It’s another ‘not-so-little’ one.
Yesterday I blogged about bed bugs and a fabulous homeless charity called Inn Churches came to my rescue. They have ordered 3 fold-up beds to be delivered tomorrow. It is such an amazing thing to do.
I was completely overwhelmed and didn’t want to accept them at first – we do have some airbeds we could use after all.
But they had taken the time to make the offer and were keen for us to accept. And I was keen for the kids to have something better then airbeds in our new home.
I don’t feel very deserving of it and that’s entered my head a few times today as I’ve been packing up ready for the move.
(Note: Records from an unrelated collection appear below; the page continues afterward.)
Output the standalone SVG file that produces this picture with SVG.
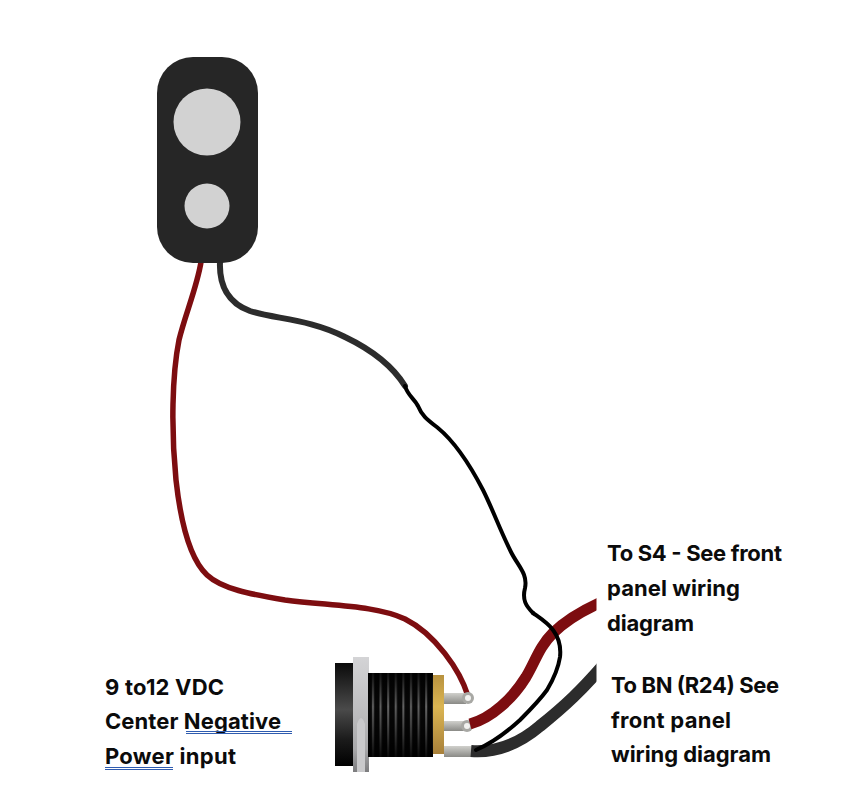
<svg xmlns="http://www.w3.org/2000/svg" width="844" height="800" viewBox="0 0 844 800">
<style>
.t{font-family:"Inter","Liberation Sans",sans-serif;font-weight:700;font-size:22px;fill:#0b0b0b}
.w{fill:none;stroke-linecap:round;stroke-linejoin:round}
.red{stroke:#7d0d10}
.blk{stroke:#000}
.gr{stroke:#2c2c2c}
.u{stroke:#2f5cb0;stroke-width:1;fill:none}
</style>
<defs>
<linearGradient id="cap" x1="0" y1="0" x2="0" y2="1"><stop offset="0" stop-color="#0a0a0a"/><stop offset=".45" stop-color="#4a4a4a"/><stop offset=".75" stop-color="#1a1a1a"/><stop offset="1" stop-color="#000"/></linearGradient>
<linearGradient id="flange" x1="0" y1="0" x2="0" y2="1"><stop offset="0" stop-color="#d4d4d6"/><stop offset=".5" stop-color="#bcbcbe"/><stop offset=".8" stop-color="#a8a8aa"/><stop offset="1" stop-color="#7c7c7e"/></linearGradient>
<linearGradient id="gold" x1="0" y1="0" x2="0" y2="1"><stop offset="0" stop-color="#b8923f"/><stop offset=".4" stop-color="#dbb552"/><stop offset="1" stop-color="#a8803a"/></linearGradient>
<linearGradient id="pin" x1="0" y1="0" x2="0" y2="1"><stop offset="0" stop-color="#d0d0cc"/><stop offset="1" stop-color="#8a8a86"/></linearGradient>
<pattern id="thread" x="369" y="0" width="7.600" height="10" patternUnits="userSpaceOnUse"><rect width="7.600" height="10" fill="#070707"/><rect x="3" width="2" height="10" fill="#6a6a6a"/></pattern>
<linearGradient id="threadshade" x1="0" y1="0" x2="0" y2="1"><stop offset="0" stop-color="#000" stop-opacity=".85"/><stop offset=".4" stop-color="#000" stop-opacity=".05"/><stop offset=".6" stop-color="#000" stop-opacity=".3"/><stop offset="1" stop-color="#000" stop-opacity=".9"/></linearGradient>
<clipPath id="cut"><rect x="0" y="0" width="596.500" height="800"/></clipPath>
</defs>
<rect width="844" height="800" fill="#fff"/>
<g id="connectors">
<path class="w red" stroke-width="5.500" d="M201 262C197 287 185 315 179 340C172 375 171 430 176 480C181 525 191 560 207 575C222 589 250 594 285 600C330 606 375 605 405 619C435 634 460 670 468 696"/>
<path class="w gr" stroke-width="6" d="M220 262C219 285 228 303 250 311C275 319 310 319 345 337C370 349 392 365 405 386"/>
<path class="w blk" stroke-width="4" d="M405 386C408 396 414 398 418 406C422 416 428 420 438 428C455 442 470 465 483 490C493 510 500 530 511 552C518 566 528 574 525 588C522 600 526 606 533 613"/>
</g>
<g id="jack">
<rect x="335" y="663" width="20" height="103" fill="url(#cap)"/>
<rect x="353" y="657" width="16" height="115" fill="url(#flange)"/>
<path d="M357 772V724Q361 712 365 724V772Z" fill="#c9c9cb"/>
<rect x="368" y="673" width="65" height="84" fill="url(#thread)"/>
<rect x="368" y="673" width="65" height="84" fill="url(#threadshade)"/>
<rect x="433" y="675" width="11" height="79" fill="url(#gold)"/>
<path d="M444 693H466V704H444Z" fill="url(#pin)"/>
<circle cx="468" cy="698" r="6" fill="#a8a8a4"/>
<circle cx="468" cy="698" r="3" fill="#f2f2f0"/>
<path d="M444 721H466V731H444Z" fill="url(#pin)"/>
<circle cx="467" cy="726" r="6" fill="#a8a8a4"/>
<circle cx="467" cy="726" r="3" fill="#f2f2f0"/>
<rect x="444" y="746" width="28" height="11" fill="url(#pin)"/>
</g>
<g id="jack-wires" clip-path="url(#cut)">
<path fill="none" stroke="#7d0d10" stroke-width="11" d="M470 724C492 718 513 698 526 677C536 660 539 647 553 633C567 619 585 609 606 600"/>
<path fill="none" stroke="#2c2c2c" stroke-width="12" d="M471 751C497 753 520 743 540 726C565 706 582 690 606 662"/>
<path class="w blk" stroke-width="4" d="M533 613C540 618 548 623 553 630C559 638 561 648 560 657C558 670 553 680 547 690C539 701 530 710 520 720C508 731 492 743 476 750"/>
</g>
<g id="battery-clip">
<rect x="157" y="57" width="101" height="206" rx="36" ry="36" fill="#262626"/>
<circle cx="207" cy="122" r="33.500" fill="#d2d2d2"/>
<circle cx="207" cy="206" r="22.500" fill="#d2d2d2"/>
</g>
<g id="label-power">
<text class="t" x="105" y="695" textLength="119">9 to12 VDC</text>
<text class="t" x="105" y="729" textLength="176">Center Negative</text>
<text class="t" x="105" y="764" textLength="131">Power input</text>
<path class="u" d="M186 731.500H292M186 733.500H292M105 767.500H173M105 769.500H173"/>
</g>
<g id="label-s4">
<text class="t" x="607" y="561" textLength="175">To S4 - See front</text>
<text class="t" x="607" y="596" textLength="133">panel wiring</text>
<text class="t" x="607" y="631" textLength="87">diagram</text>
</g>
<g id="label-bn">
<text class="t" x="611" y="693" textLength="168">To BN (R24) See</text>
<text class="t" x="611" y="728" textLength="120">front panel</text>
<text class="t" x="611" y="762" textLength="160">wiring diagram</text>
</g>
</svg>
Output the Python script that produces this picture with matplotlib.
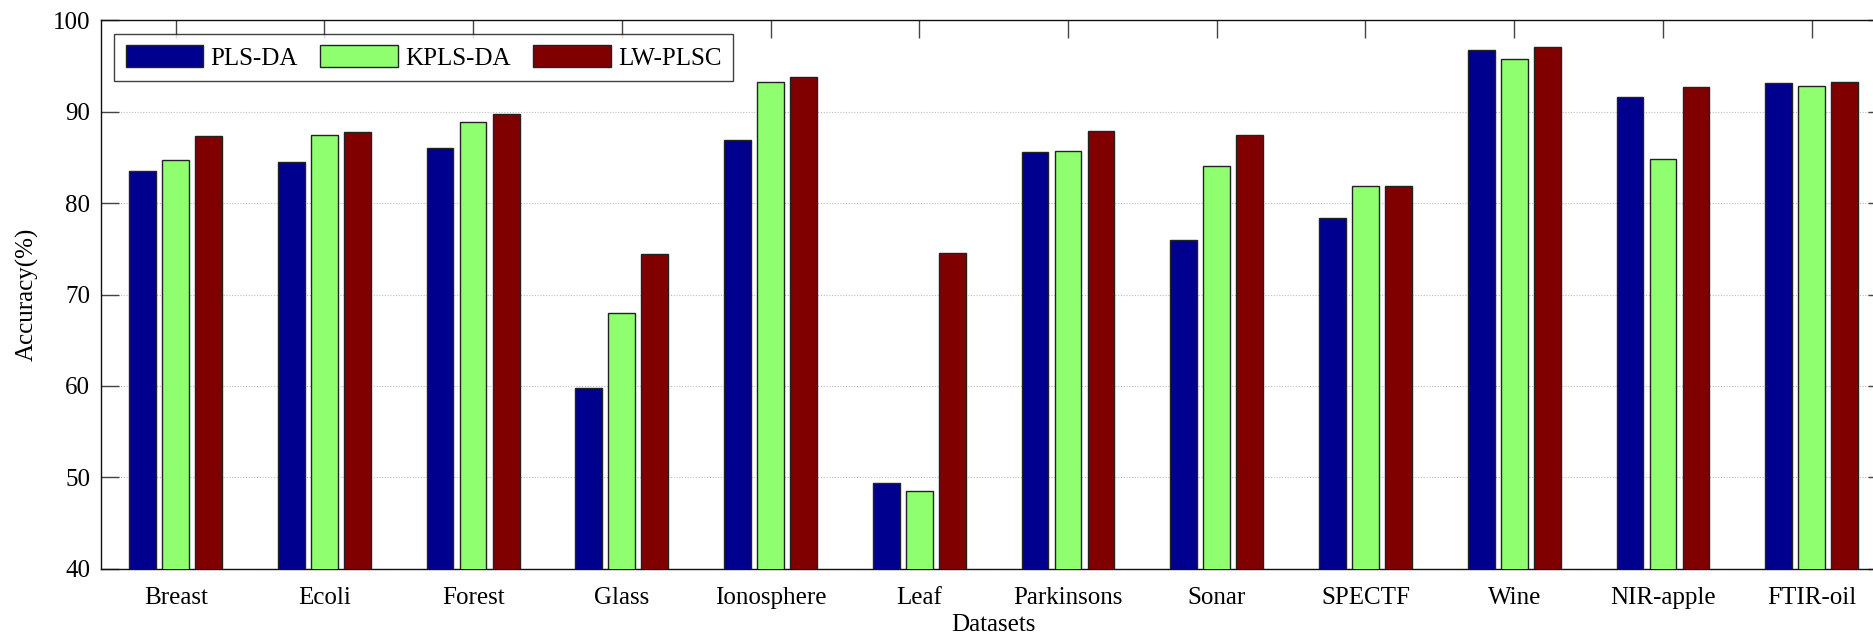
import matplotlib.pyplot as plt
import numpy as np

plt.rcParams['font.family'] = ['Liberation Serif', 'DejaVu Serif']

datasets = ['Breast', 'Ecoli', 'Forest', 'Glass', 'Ionosphere', 'Leaf',
            'Parkinsons', 'Sonar', 'SPECTF', 'Wine', 'NIR-apple', 'FTIR-oil']
pls_da = [83.5, 84.5, 86.0, 59.8, 86.9, 49.4, 85.6, 76.0, 78.4, 96.7, 91.6, 93.1]
kpls_da = [84.7, 87.5, 88.9, 68.0, 93.2, 48.5, 85.7, 84.1, 81.9, 95.8, 84.8, 92.8]
lw_plsc = [87.3, 87.8, 89.7, 74.4, 93.8, 74.5, 87.9, 87.4, 81.9, 97.1, 92.7, 93.3]

series = [('PLS-DA', pls_da, '#00008F'),
          ('KPLS-DA', kpls_da, '#8FFF70'),
          ('LW-PLSC', lw_plsc, '#800000')]

W, H = 1873, 637
fig = plt.figure(figsize=(W / 100, H / 100), dpi=100)
# right spine falls just outside the picture, as in the original
ax = fig.add_axes([101.3 / W, 1 - 568.8 / H, (1886 - 101.3) / W, (568.8 - 20.3) / H])

x = np.arange(1, len(datasets) + 1)
step = 0.222
for k, (name, vals, col) in enumerate(series):
    ax.bar(x + (k - 1) * step, vals, width=0.18, color=col,
           edgecolor='#222222', linewidth=1.0, label=name, zorder=3)

ax.set_xlim(0.5, len(datasets) + 0.5)
ax.set_ylim(40, 100)
ax.set_yticks(np.arange(40, 101, 10))
ax.set_xticks(x)
ax.set_xticklabels(datasets)
ax.yaxis.grid(True, linestyle=(0, (1, 1.5)), color='#bdbdbd', linewidth=0.8, zorder=0)

ax.tick_params(direction='in', length=13, width=1.0, color='#444444',
               top=True, right=True, labelsize=18, pad=8)
ax.tick_params(axis='x', pad=13)
for s in ax.spines.values():
    s.set_linewidth(1.0)
    s.set_color('#111111')

ax.set_xlabel('Datasets', fontsize=18, labelpad=4)
ax.set_ylabel('Accuracy(%)', fontsize=18, labelpad=10)

leg = ax.legend(loc='upper left', bbox_to_anchor=(0.0073, 0.9756), ncol=3,
                fontsize=18, borderaxespad=0, frameon=True, fancybox=False,
                handlelength=3.1, handleheight=1.0, handletextpad=0.3,
                columnspacing=0.9, borderpad=0.45)
leg.get_frame().set_edgecolor('#111111')
leg.get_frame().set_linewidth(1.0)

fig.savefig('out.png', dpi=100)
I don’t know why but I’m finding it hard to accept an offer like this. Or a compliment about being strong etc. I just feel like I’m doing what I have to but that there are others out there who deserve help more then we do. I think, on reflection I feel a level of guilt or embarrassment over this still. I’ve been reluctant to share our story with people I know in real life. And those that do don’t know about the blog.
Ultimately though – I can’t turn down something that will benefit the kids so much.
But this whole journey has taught me one thing…People are good. There is a kindness out there that I’d never really thought about. This has restored my faith in human kindness for certain. But it’s also motivated me to want to help others more.
When we’re settled, I’d like to look into volunteering at a homeless charity. I should have some time on my hands now that my son can start pre-school. I’d love to use it for the benefit of others facing this situation.